Stocks wobbled Friday as investors were encouraged by a jump in consumer sentiment less-bad GDP report but still remained a bit jittery. Dell shot out of the gate after beating its earnings target but other techs were slow to follow.
After the closing bell on Thursday, tech giant Dell reported its earnings tumbled 63 percent but narrowly beat analysts' expectations, helped by cost-cutting measures.
Consumer sentiment improved in May to its highest level since last September as expectations for the future surged but worries about current conditions persisted. The Reuters/University of Michigan gauge of consumer sentiment rose to 68.7 in the final reading for May, higher than the 67.9 recorded mid-month and final April reading of 65.1.
The U.S. economy contracted at a 5.7 percent annual rate, a slightly slower pace than first reported, in the first quarter. In the initial estimate last month, economic contraction was reported at a 6.1-percent pace. However, it wasn't quite as good an improvement as economists had expected and worries about consumer spending persisted.
Corporate profits rebounded, hinting that the recession may be moderating.
However, the Chicago PMI, a measure of midwest manufacturing, slipped to 34.9 from 40.1, below the consensus of 42 and an anamoly as many manufacturing gauges have shown improvement.
"We are inclined to view the weakness in the Chicago survey as likely being due to the disproportionate influence of the auto sector in the region, so we still expect to see a further gain when the national ISM report is released next Monday," Ian Shepherdson, chief U.S. Economist at High Frequency Economics, wrote in a note to clients.
General Motors shares fell below the symbolic $1 level as the June 1 deadline looms and bankruptcy seems imminent. A senior administration official said a GM bankruptcy would likely take at least 60 to 90 days — perhaps longer — to complete.

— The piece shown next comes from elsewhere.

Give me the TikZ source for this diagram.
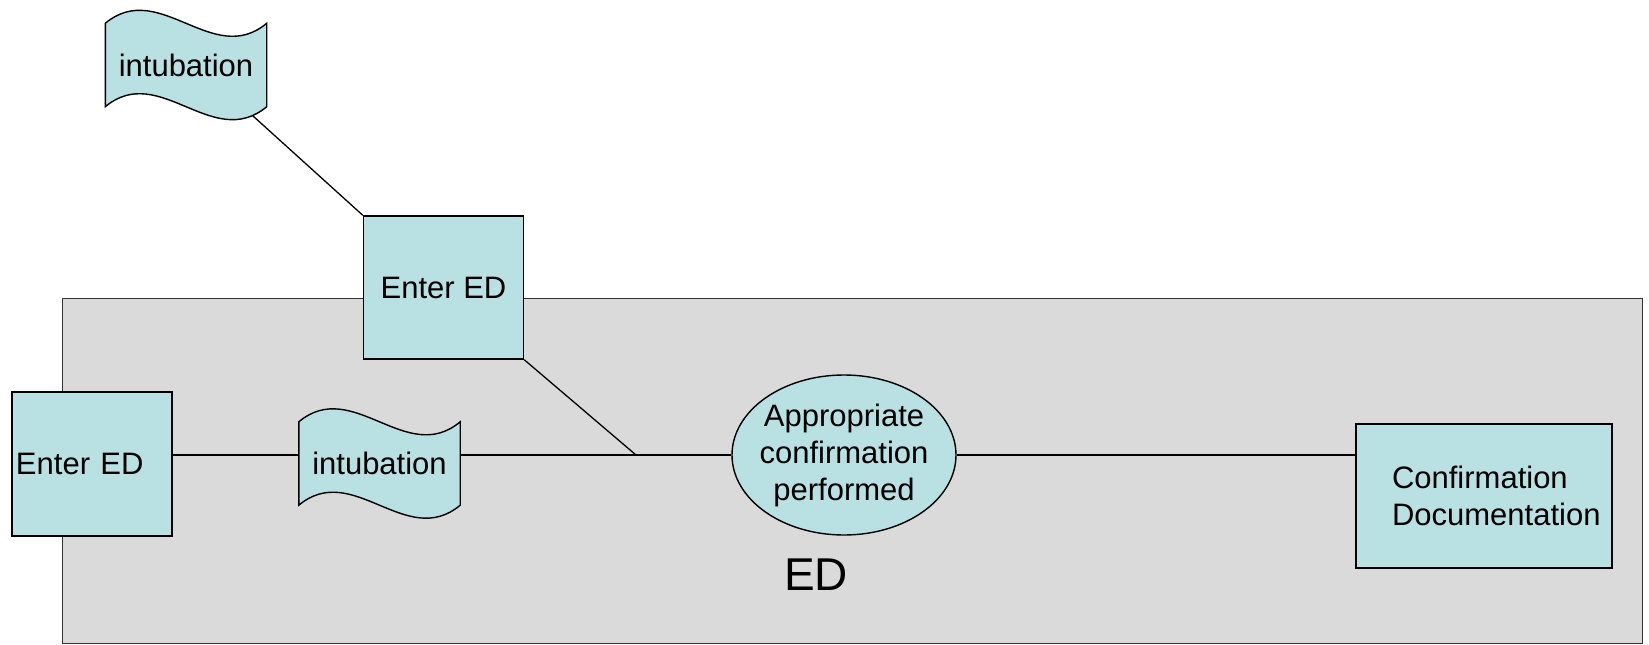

Auto-parts maker Delphi may soon emerge from Chapter 11 bankruptcy protection, the New York Times reported. This comes a day after Ford's largest supplier, Visteon, filed for Chapter 11 bankruptcy protection for its U.S. operations.
Oil prices topped $66 a barrel, near six-month highs, buoyed by hopes of an economic recovery.
The dollar fell to a five-month low against a basket of currencies, despite a series of successful Treasurys auctions, on news that South Korea's Pension Service (NPS) would reduce exposure to U.S. government bonds and stocks in its five-year portfolio, Reuters reported.
Banks stocks opened mixed, with Bank of America and Citigroup higher, and JPMorgan and Wells Fargo lower.
A group of banks and money managers plan to release a letter to the Federal Reserve Bank of New York to help fend off some rules proposed by the Obama administrationthat seek to control trading in the derivatives market, the Wall Street Journal reported.
Among the biggest early movers in the market was Office Depot , which jumped more than 10 percent after JPMorgan upgraded the stock to "overweight."
Tiffany shares slipped after the upscale jeweler reported its profit tumbled 62 percent but hit analysts' target.
Asian and European stocks gained on Friday, boosted mainly by the basic resource sector after a report showed Japan's factory output rose 5.2 percent in April, helped by an increase copper and gold prices.